CNET follows a rigorous, unbiased evaluation process for all of its soundbar and AV system testing, from simple stereo speakers to Dolby Atmos systems. In the CNET AV Lab, I do comparative testing, pitting similar systems against each other side by side.
I evaluate the performance of each system with a number of different types of content, including movies, music, TV shows and games. I use a number of test scenes — including the opening of Mad Max: Fury Road for playback of the spatial audio standard Dolby Atmos for systems and soundbars that support it. I also use the Thanator Attack scene of Avatar (26.53) to test a product’s dynamics and detail retrieval.

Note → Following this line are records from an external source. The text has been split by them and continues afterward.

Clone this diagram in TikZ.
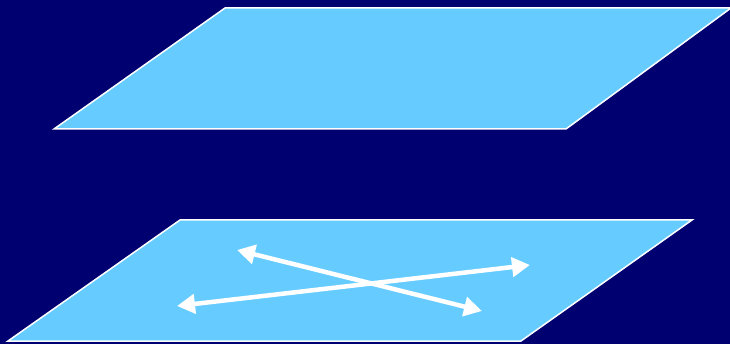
\documentclass[tikz,border=0pt]{standalone}
\usetikzlibrary{arrows.meta}
\definecolor{navy}{HTML}{000070}
\definecolor{plane}{HTML}{66CCFF}
\begin{document}
\begin{tikzpicture}[x=1pt,y=-1pt,
  planestyle/.style={fill=plane,draw=white,line width=1.5pt,line join=miter},
  dblarrow/.style={draw=white,line width=4.5pt,{Triangle[length=18pt,width=19pt]}-{Triangle[length=18pt,width=19pt]}}]
\fill[navy] (0,0) rectangle (730,344);
\useasboundingbox (0,0) rectangle (730,344);
% top plane
\coordinate (t1) at (54,129);
\coordinate (t2) at (225,8);
\coordinate (t3) at (731,8);
\coordinate (t4) at (566,129);
\draw[planestyle] (t1) -- (t2) -- (t3) -- (t4) -- cycle;
% bottom plane
\coordinate (b1) at (8,341);
\coordinate (b2) at (180,220);
\coordinate (b3) at (692,220);
\coordinate (b4) at (521,341);
\draw[planestyle] (b1) -- (b2) -- (b3) -- (b4) -- cycle;
% arrows
\coordinate (a1s) at (177,306);
\coordinate (a1e) at (530,265);
\coordinate (a2s) at (237,250);
\coordinate (a2e) at (482,311);
\draw[dblarrow] (a1s) -- (a1e);
\draw[dblarrow] (a2s) -- (a2e);
\end{tikzpicture}
\end{document}
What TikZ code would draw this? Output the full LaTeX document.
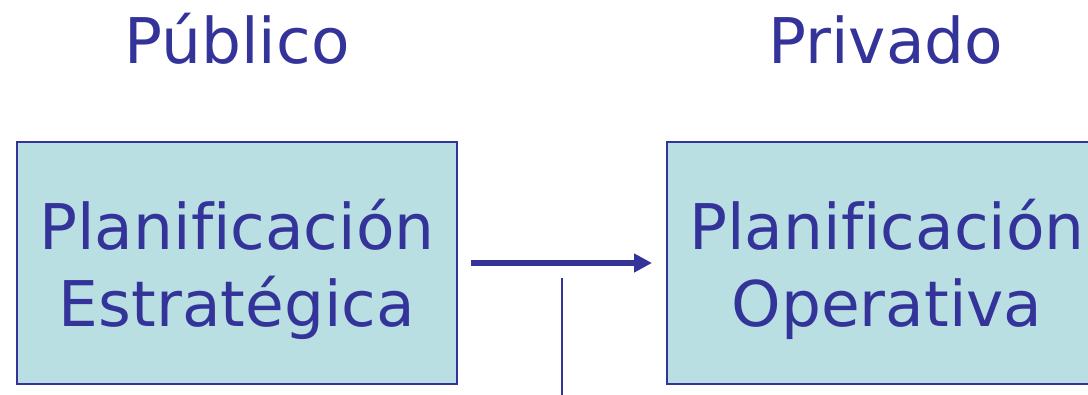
\documentclass[tikz,border=0pt]{standalone}
\usepackage{fontspec}
\setmainfont[Ligatures=NoCommon]{DejaVu Sans}
\usetikzlibrary{arrows.meta}
\definecolor{navy}{HTML}{333399}
\definecolor{boxfill}{HTML}{BADFE3}
\tikzset{
  plan/.style={draw=navy, line width=2pt, fill=boxfill, minimum width=440pt, minimum height=242pt, inner sep=0pt},
  plantext/.style={align=center, text=navy, inner sep=0pt, font=\fontsize{63}{77}\selectfont, yshift=-6pt},
  head/.style={text=navy, font=\fontsize{63}{78}\selectfont, anchor=base, inner sep=0pt},
  flow/.style={draw=navy, line width=6pt, -{Triangle[length=18pt,width=18pt]}},
  stem/.style={draw=navy, line width=2pt}
}
\begin{document}
\begin{tikzpicture}[x=1pt,y=-1pt]
\useasboundingbox (0,0) rectangle (1088,394);
\clip (0,0) rectangle (1088,394);
\node[head] (pub) at (237,63) {Público};
\node[head] (priv) at (886,63) {Privado};
\node[plan] (est) at (237,263) {};
\node[plantext] (estT) at (est.center) {Planificación\\Estratégica};
\node[plan] (ope) at (887,263) {};
\node[plantext] (opeT) at (ope.center) {Planificación\\Operativa};
\coordinate (a0) at (471,263);
\coordinate (a1) at (652,263);
\draw[flow] (a0) -- (a1);
\coordinate (s0) at (562,278);
\coordinate (s1) at (562,396);
\draw[stem] (s0) -- (s1);
\end{tikzpicture}
\end{document}
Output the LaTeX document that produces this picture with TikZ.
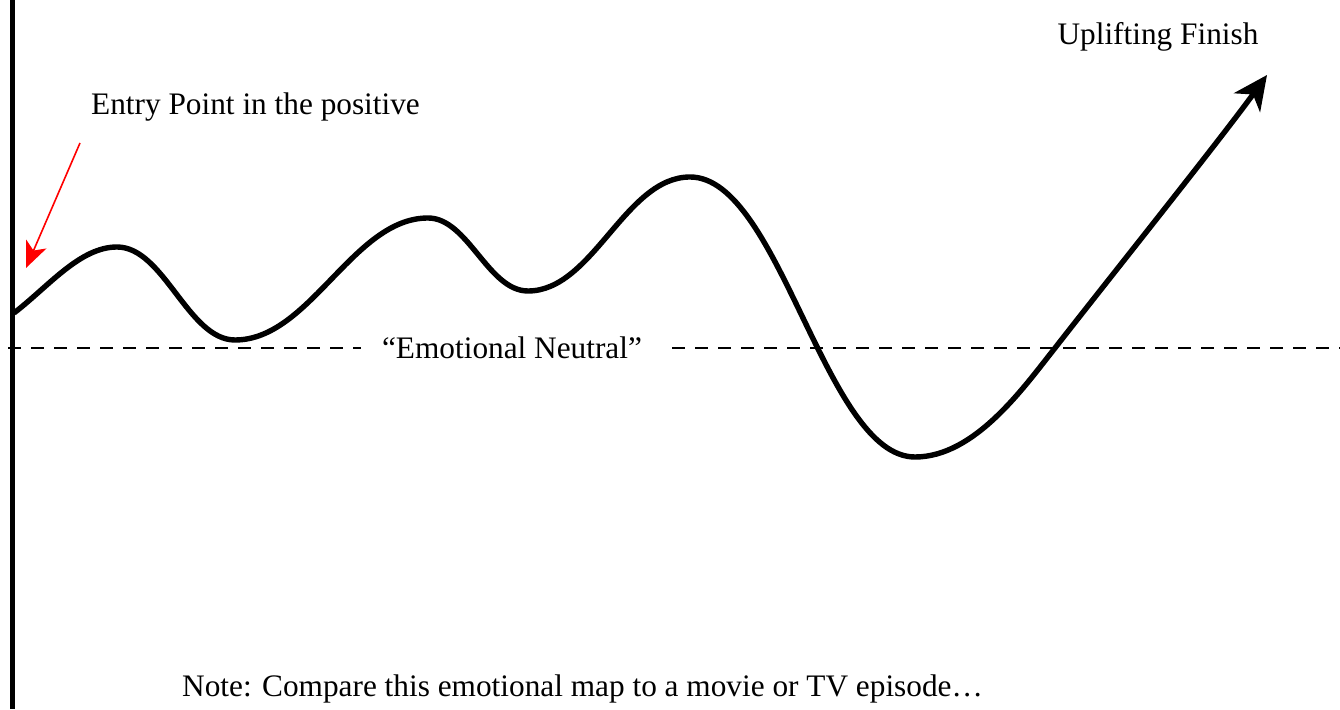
\documentclass[tikz,border=0pt]{standalone}
\usepackage{fontspec}
\setmainfont{Liberation Serif}
\usetikzlibrary{arrows.meta}
\begin{document}
\begin{tikzpicture}[x=1pt,y=1pt,
  lbl/.style={font=\fontsize{31.3}{36}\selectfont, inner sep=0pt},
  curve/.style={line width=5.4pt},
  axis/.style={line width=5pt},
  neutral/.style={line width=1.6pt, dash pattern=on 13pt off 10pt}]
\useasboundingbox (0,0) rectangle (1340,709);
\coordinate (atop) at (12,709);
\coordinate (abot) at (12,0);
\draw[axis] (atop) -- (abot);
\coordinate (nl) at (8,361);
\coordinate (gl) at (361,361);
\coordinate (gr) at (672,361);
\coordinate (nr) at (1340,361);
\draw[neutral] (nl) -- (gl);
\draw[neutral] (gr) -- (nr);
\node[lbl] (neu) at (512,361) {``Emotional Neutral''};
\coordinate (s) at (14,396);
\coordinate (p1) at (117,462);
\coordinate (t1) at (235,369);
\coordinate (p2) at (428,491);
\coordinate (t2) at (528,418);
\coordinate (p3) at (690,532);
\coordinate (t3) at (915,252);
\coordinate (c2) at (1055,361);
\coordinate (e) at (1267,634);
\draw[curve, -{Stealth[length=34pt,width=32pt,inset=10pt]}]
  (s) .. controls (49,423) and (80,462) .. (p1)
  .. controls (164,462) and (188,369) .. (t1)
  .. controls (310,369) and (353,491) .. (p2)
  .. controls (468,491) and (488,418) .. (t2)
  .. controls (593,418) and (625,532) .. (p3)
  .. controls (780,532) and (825,252) .. (t3)
  .. controls (975,252) and (1024,322) .. (c2)
  .. controls (1104,424) and (1220,569) .. (e);
\node[lbl, anchor=west] (entry) at (91,602) {Entry Point in the positive};
\coordinate (rs) at (80,566);
\coordinate (re) at (26,441);
\draw[red, line width=1.6pt, -{Stealth[length=26pt,width=22pt,inset=7pt]}] (rs) -- (re);
\node[lbl] (up) at (1158,672) {Uplifting Finish};
\node[lbl, anchor=west] (note) at (182,20) {Note: Compare this emotional map to a movie or TV episode…};
\end{tikzpicture}
\end{document}
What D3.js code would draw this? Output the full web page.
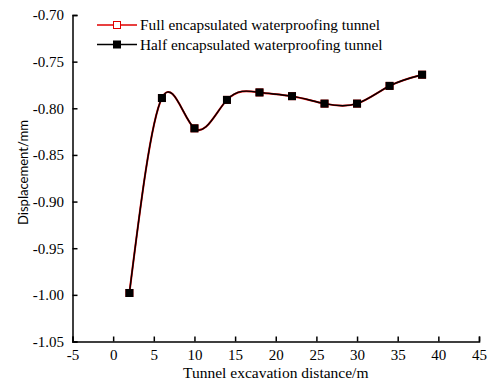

When it comes to music, I use a number of CNET test tracks which you can find here in a Tidal or Spotify playlist. Tracks such as Nick Cave and the Bad Seeds’ Red Right Hand, with its deep bass and tenor vocals, help determine a system’s ability to track male voices in particular, without sounding congested. The song also helps with uncovering hidden details and the relative dynamics a speaker system is capable of. Using both types of content — movies and music — I then grade the sound quality of each product. I evaluate characteristics such as speech clarity, dynamics/volume, bass response and musical playback.
CNET’s dedicated audio lab in downtown New York includes a selection of 2022 and 2023 televisions (with HDMI eARC), plus Apple TV 4K streamer and Roku Ultra streamers, a Microsoft Xbox Series X and an Oppo UDP-205 4K Blu-ray player. I also use Roon music software to stream to individual devices or the Oppo player as needed.